Despite the fact that household mortgage borrowing has slowed in recent quarters, the leverage in owner-occupied residential real estate reached a record high 46.4% in Q3:2006, as shown in Chart 8. If mortgage borrowing slowed, why the increase in leverage? Because, as shown in Chart 9, there has been a sharp slowdown in the growth of the total market value of residential real estate.

With the sharp slowdown in the growth of housing values, it is quite natural that there also would be a sharp slowdown in the growth of homeowners' equity. This, combined with higher adjustable rate mortgage financing rates, has resulted in a sharp slowing in mortgage equity withdrawal (MEW).

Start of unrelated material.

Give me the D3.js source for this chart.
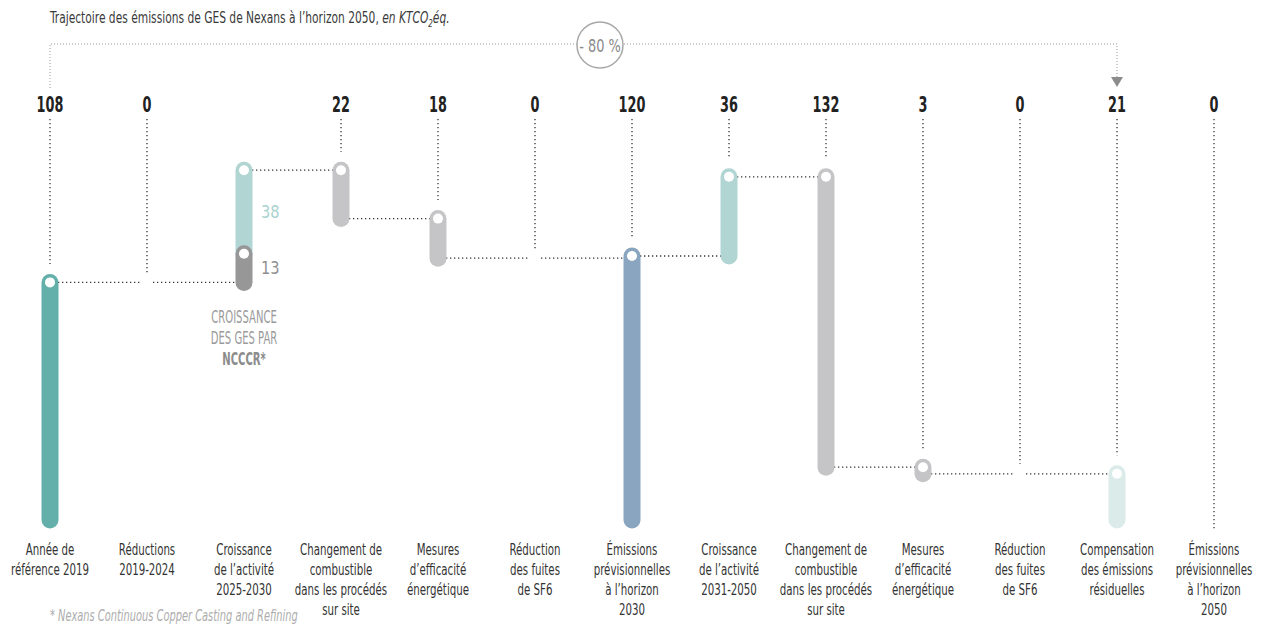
<!DOCTYPE html>
<html>
<head>
<meta charset="utf-8">
<script src="https://cdn.jsdelivr.net/npm/d3@7"></script>
<style>
  html, body { margin: 0; padding: 0; background: #fff; }
  svg { display: block; }
</style>
</head>
<body>
<svg id="chart" width="1262" height="626"></svg>
<script>
// ---- data -------------------------------------------------------------
const columns = ["ref2019", "red2024", "grow2030", "fuel2030", "eff2030", "sf6_2030",
                 "total2030", "grow2050", "fuel2050", "eff2050", "sf6_2050", "offset2050", "total2050"];

// figure shown above each column (null = none)
const headerValues = [108, 0, null, 22, 18, 0, 120, 36, 132, 3, 0, 21, 0];

// signed steps per column (kt CO2e); a column may hold several stacked parts
const steps = [[108], [0], [13, 38], [-22], [-18], [0], [120], [36], [-132], [-3], [0], [-21], [0]];

// totals restart the running level from zero
const isTotal = [true, false, false, false, false, false, true, false, false, false, false, false, true];

// side labels for the stacked growth column
const growthLabels = ["13", "38"];

const columnLabels = [
  ["Année de", "référence 2019"],
  ["Réductions", "2019-2024"],
  ["Croissance", "de l’activité", "2025-2030"],
  ["Changement de", "combustible", "dans les procédés", "sur site"],
  ["Mesures", "d’efficacité", "énergétique"],
  ["Réduction", "des fuites", "de SF6"],
  ["Émissions", "prévisionnelles", "à l’horizon", "2030"],
  ["Croissance", "de l’activité", "2031-2050"],
  ["Changement de", "combustible", "dans les procédés", "sur site"],
  ["Mesures", "d’efficacité", "énergétique"],
  ["Réduction", "des fuites", "de SF6"],
  ["Compensation", "des émissions", "résiduelles"],
  ["Émissions", "prévisionnelles", "à l’horizon", "2050"]
];

const reductionLabel = "- 80 %";
const ncccrNote = ["CROISSANCE", "DES GES PAR", "NCCCR*"];
const footnote = "* Nexans Continuous Copper Casting and Refining";

// ---- styles -----------------------------------------------------------
const partColors = [
  ["#63b0aa"], [null], ["#979797", "#b1d5d3"], ["#c5c5c7"], ["#c5c5c7"], [null],
  ["#8aa5bf"], ["#b1d5d3"], ["#c5c5c7"], ["#c5c5c7"], [null], ["#dbebe9"], [null]
];
const FONT = "'DejaVu Sans Condensed', 'Liberation Sans Narrow', 'Liberation Sans', sans-serif";
const BAR_W = 17;
const CAP = BAR_W / 2;

// ---- scales -----------------------------------------------------------
const svg = d3.select("#chart");
const x = d3.scalePoint().domain(columns).range([50, 1214]);
const y = d3.scaleLinear().domain([0, 160]).range([520, 168]);

// condensed text: horizontal squeeze around the anchor point
function label(g, px, py, str, opt) {
  return g.append("text")
    .attr("transform", `translate(${px},${py}) scale(${opt.sx || 1},1)`)
    .attr("text-anchor", opt.anchor || "middle")
    .attr("font-family", FONT)
    .attr("font-size", opt.size)
    .attr("font-weight", opt.weight || "normal")
    .attr("font-style", opt.style || "normal")
    .attr("fill", opt.fill || "#333")
    .text(str);
}

// ---- build segments and running levels ------------------------------
const segments = [];
const endLevel = [];
let level = 0;
columns.forEach((c, i) => {
  if (isTotal[i]) level = 0;
  steps[i].forEach((v, k) => {
    if (v !== 0) {
      segments.push({ col: c, i, k, from: level, to: level + v, color: partColors[i][k] });
    }
    level += v;
  });
  endLevel.push(level);
});
const isZero = i => steps[i].every(v => v === 0);

const gLines = svg.append("g");
const gBars = svg.append("g");
const gText = svg.append("g");

const dotted = sel => sel.attr("stroke", "#333").attr("stroke-width", 1.3)
  .attr("stroke-dasharray", "1.3,2.7").attr("fill", "none");

// horizontal connectors between consecutive columns
for (let i = 0; i < columns.length - 1; i++) {
  const lv = endLevel[i];
  if (lv === 0) continue;
  const x1 = x(columns[i]) + (isZero(i) ? 6 : 0);
  const x2 = x(columns[i + 1]) - (isZero(i + 1) ? 6 : 0);
  gLines.append("line").call(dotted)
    .attr("x1", x1).attr("x2", x2).attr("y1", y(lv)).attr("y2", y(lv));
}

// vertical leaders from the header figures
columns.forEach((c, i) => {
  if (headerValues[i] === null) return;
  let yEnd;
  const segs = segments.filter(s => s.i === i);
  if (segs.length) {
    const top = d3.max(segs, s => Math.max(s.from, s.to));
    yEnd = y(top) - CAP - 10;
  } else if (isTotal[i]) {
    yEnd = y(0) + CAP;
  } else {
    yEnd = y(endLevel[i]) - 10;
  }
  gLines.append("line").call(dotted)
    .attr("x1", x(c)).attr("x2", x(c)).attr("y1", 119).attr("y2", yEnd);
});

// pill bars, upper parts first so lower parts overlap them
const drawOrder = segments.slice().sort((a, b) => a.i - b.i || b.k - a.k);
gBars.selectAll("line.bar").data(drawOrder).join("line")
  .attr("class", "bar")
  .attr("x1", d => x(d.col)).attr("x2", d => x(d.col))
  .attr("y1", d => y(Math.max(d.from, d.to)))
  .attr("y2", d => y(Math.min(d.from, d.to)))
  .attr("stroke", d => d.color)
  .attr("stroke-width", BAR_W)
  .attr("stroke-linecap", "round");

gBars.selectAll("circle.dot").data(drawOrder).join("circle")
  .attr("class", "dot")
  .attr("cx", d => x(d.col))
  .attr("cy", d => y(Math.max(d.from, d.to)))
  .attr("r", 5)
  .attr("fill", "#fff");

// ---- header figures ---------------------------------------------------
columns.forEach((c, i) => {
  if (headerValues[i] === null) return;
  label(gText, x(c), 112, String(headerValues[i]), { size: 21, weight: "bold", sx: 0.68, fill: "#222" });
});

// ---- column labels ----------------------------------------------------
columns.forEach((c, i) => {
  columnLabels[i].forEach((line, j) => {
    label(gText, x(c), 555 + j * 20, line, { size: 16.5, sx: 0.69, fill: "#333" });
  });
});

// ---- growth split labels ---------------------------------------------
segments.filter(s => s.col === "grow2030").forEach(s => {
  const mid = (s.from + s.to) / 2;
  label(gText, x(s.col) + 17, y(mid) + 6, growthLabels[s.k],
    { size: 18, sx: 0.9, anchor: "start", fill: s.k === 0 ? "#8f8f8f" : "#a9d3cf" });
});
ncccrNote.forEach((line, j) => {
  label(gText, x("grow2030"), 323 + j * 21, line,
    { size: 18, sx: 0.62, fill: j === 2 ? "#8c8c8c" : "#9a9a9a", weight: j === 2 ? "bold" : "normal" });
});

// ---- overall reduction bracket ----------------------------------------
const xa = x(columns[0]);
const xb = x("offset2050");
const yBr = 44;
svg.insert("path", ":first-child")
  .attr("d", `M${xa},88 V${yBr} H${xb} V77`)
  .attr("stroke", "#9a9a9a").attr("stroke-width", 1)
  .attr("stroke-dasharray", "1,2").attr("fill", "none");
svg.append("path")
  .attr("d", d3.line()([[xb - 6, 77], [xb + 6, 77], [xb, 87]]) + "Z")
  .attr("fill", "#8c8c8c");
svg.append("circle")
  .attr("cx", 600).attr("cy", 45).attr("r", 23)
  .attr("fill", "#fff").attr("stroke", "#a8a8a8").attr("stroke-width", 1.5);
label(svg, 600, 52, reductionLabel, { size: 18, sx: 0.8, fill: "#8a8a8a" });

// ---- title ------------------------------------------------------------
const title = svg.append("text")
  .attr("transform", "translate(50,23) scale(0.72,1)")
  .attr("font-family", FONT).attr("font-size", 16.5).attr("fill", "#3a3a3a");
title.append("tspan").text("Trajectoire des émissions de GES de Nexans à l’horizon 2050, ");
title.append("tspan").attr("font-style", "italic").text("en KTCO");
title.append("tspan").attr("font-style", "italic").attr("font-size", 11).attr("dy", 4).text("2");
title.append("tspan").attr("font-style", "italic").attr("dy", -4).text("éq.");

// ---- footnote ---------------------------------------------------------
label(svg, 50, 621, footnote, { size: 15, sx: 0.73, anchor: "start", style: "italic", fill: "#adadad" });
</script>
</body>
</html>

As shown in Chart 10, MEW peaked at an annual rate of about $730 billion, or 8.1% of DPI in Q3:2005, slowing to an annual rate of only $214 billion in Q3:2006. Along with corporate stock retirement, MEW has been an important source of funding for household deficit spending in recent years.

Therefore, this slowdown in MEW would be expected to slow the growth in household spending, which, as shown in Chart 11, has begun. On a year-over-year basis, growth in the sum of real personal consumption and residential investment expenditures has slowed to 2.0% in Q3:2006, the slowest growth since the past recession.

Household liquidity fell to a post-WWII low in Q3:2006 (see Chart 12). I am using as a measure of liquidity household deposits and money market mutual funds as a percent of total household liabilities.

Some might respond that with all the different sources of credit available to households today, they do not need to hold as large a ratio of liquid assets as in the past. To this I would respond with three counter-arguments.

Firstly, households already have borrowed so much that their leverage ratio is at a post-WWII high (see Chart 13).

Secondly, households have already borrowed so much that their debt service burden is at a 25-year record high (see Chart 14).

And thirdly, residential real estate, which accounts for 30.5% of the total market value of household assets (see Chart 15), is the single largest asset in households' portfolios compared with deposits, credit market instruments, corporate equities (about 44% of which are held on their behalf in pension funds and insurance companies) and other tangible assets. Of these other asset categories, residential real estate probably is the least liquid, aside from used refrigerators (other tangible assets).

In sum, households have never been as highly levered as they are now or as illiquid as they are now, and their single largest asset is in danger of actually falling in value.

If the Fed had to resume raising interest rates in this environment, it would be "Katy, bar the door" for household finances!